# Objective
Pictures excluded, return the lines below from the first through the line holding "import numpy as np".

# Provided material
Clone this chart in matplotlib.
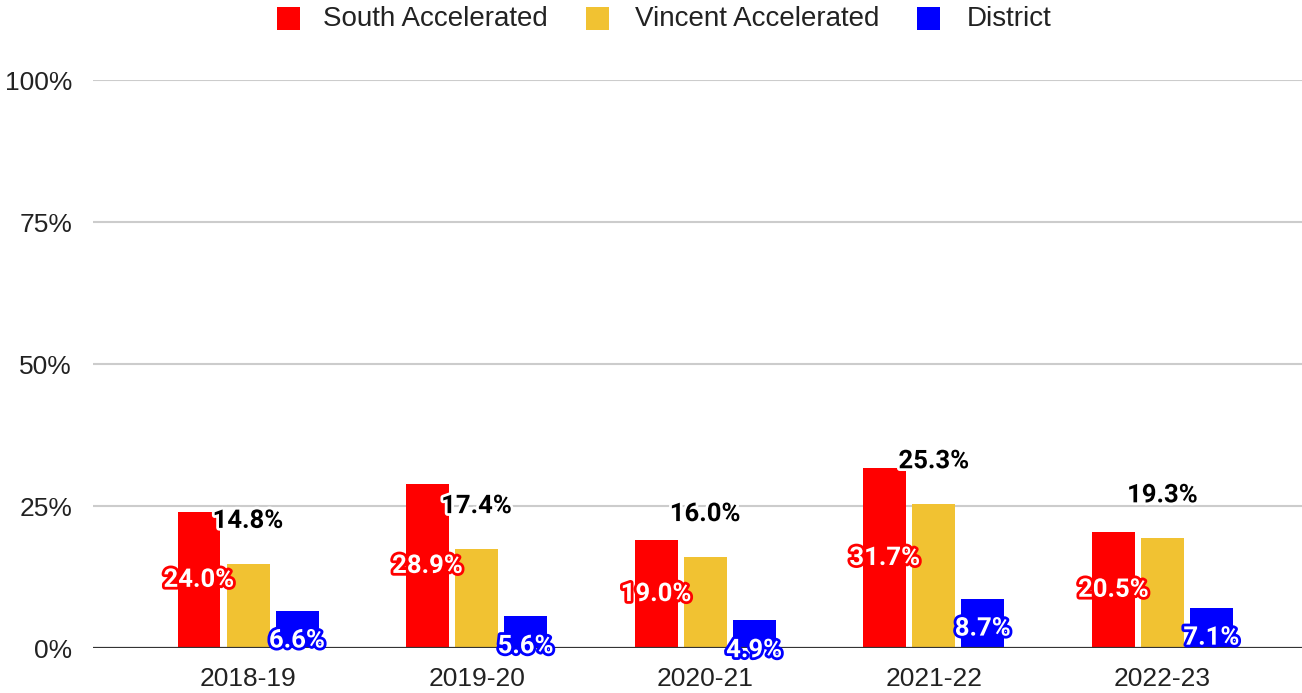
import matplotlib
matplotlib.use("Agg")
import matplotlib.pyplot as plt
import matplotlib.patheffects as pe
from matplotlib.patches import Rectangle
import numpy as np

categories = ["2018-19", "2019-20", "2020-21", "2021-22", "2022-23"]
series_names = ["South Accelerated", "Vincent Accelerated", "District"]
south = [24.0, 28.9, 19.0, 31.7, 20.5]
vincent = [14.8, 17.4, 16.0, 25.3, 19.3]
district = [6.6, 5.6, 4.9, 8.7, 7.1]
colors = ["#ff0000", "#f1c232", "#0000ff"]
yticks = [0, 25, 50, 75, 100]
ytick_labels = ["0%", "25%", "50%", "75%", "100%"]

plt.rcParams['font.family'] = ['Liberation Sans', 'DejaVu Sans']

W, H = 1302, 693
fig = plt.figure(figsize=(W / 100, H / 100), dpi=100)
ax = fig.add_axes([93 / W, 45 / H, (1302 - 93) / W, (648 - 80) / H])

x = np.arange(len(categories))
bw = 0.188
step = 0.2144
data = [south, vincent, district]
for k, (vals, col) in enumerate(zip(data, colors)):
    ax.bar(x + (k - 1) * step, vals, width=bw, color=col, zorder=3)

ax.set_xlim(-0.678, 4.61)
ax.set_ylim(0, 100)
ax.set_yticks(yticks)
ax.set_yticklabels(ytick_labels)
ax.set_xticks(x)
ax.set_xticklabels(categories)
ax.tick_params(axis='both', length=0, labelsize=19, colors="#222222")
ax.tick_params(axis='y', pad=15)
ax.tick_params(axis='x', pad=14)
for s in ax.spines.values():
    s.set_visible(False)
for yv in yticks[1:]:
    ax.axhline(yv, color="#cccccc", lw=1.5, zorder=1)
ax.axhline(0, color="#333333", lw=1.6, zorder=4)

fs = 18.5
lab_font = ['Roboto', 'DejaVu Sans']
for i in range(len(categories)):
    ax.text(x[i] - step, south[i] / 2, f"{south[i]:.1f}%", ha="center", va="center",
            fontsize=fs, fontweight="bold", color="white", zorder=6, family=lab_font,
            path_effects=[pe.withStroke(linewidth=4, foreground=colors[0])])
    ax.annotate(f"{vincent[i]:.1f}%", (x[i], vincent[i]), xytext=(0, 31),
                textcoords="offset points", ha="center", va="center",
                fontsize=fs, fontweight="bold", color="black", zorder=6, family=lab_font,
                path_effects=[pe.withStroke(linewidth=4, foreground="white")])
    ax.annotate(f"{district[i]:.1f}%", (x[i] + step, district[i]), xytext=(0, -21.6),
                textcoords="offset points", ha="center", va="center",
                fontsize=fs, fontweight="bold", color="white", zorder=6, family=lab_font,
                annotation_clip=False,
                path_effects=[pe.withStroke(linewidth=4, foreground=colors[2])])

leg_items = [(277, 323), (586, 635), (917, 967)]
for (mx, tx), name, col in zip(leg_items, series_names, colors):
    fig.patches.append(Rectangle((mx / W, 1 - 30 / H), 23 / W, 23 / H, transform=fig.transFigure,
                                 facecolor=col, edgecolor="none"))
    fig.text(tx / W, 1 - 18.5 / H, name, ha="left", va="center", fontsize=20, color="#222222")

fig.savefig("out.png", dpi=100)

# Final result
Clone this chart in matplotlib.
import matplotlib
matplotlib.use("Agg")
import matplotlib.pyplot as plt
import matplotlib.patheffects as pe
from matplotlib.patches import Rectangle
import numpy as np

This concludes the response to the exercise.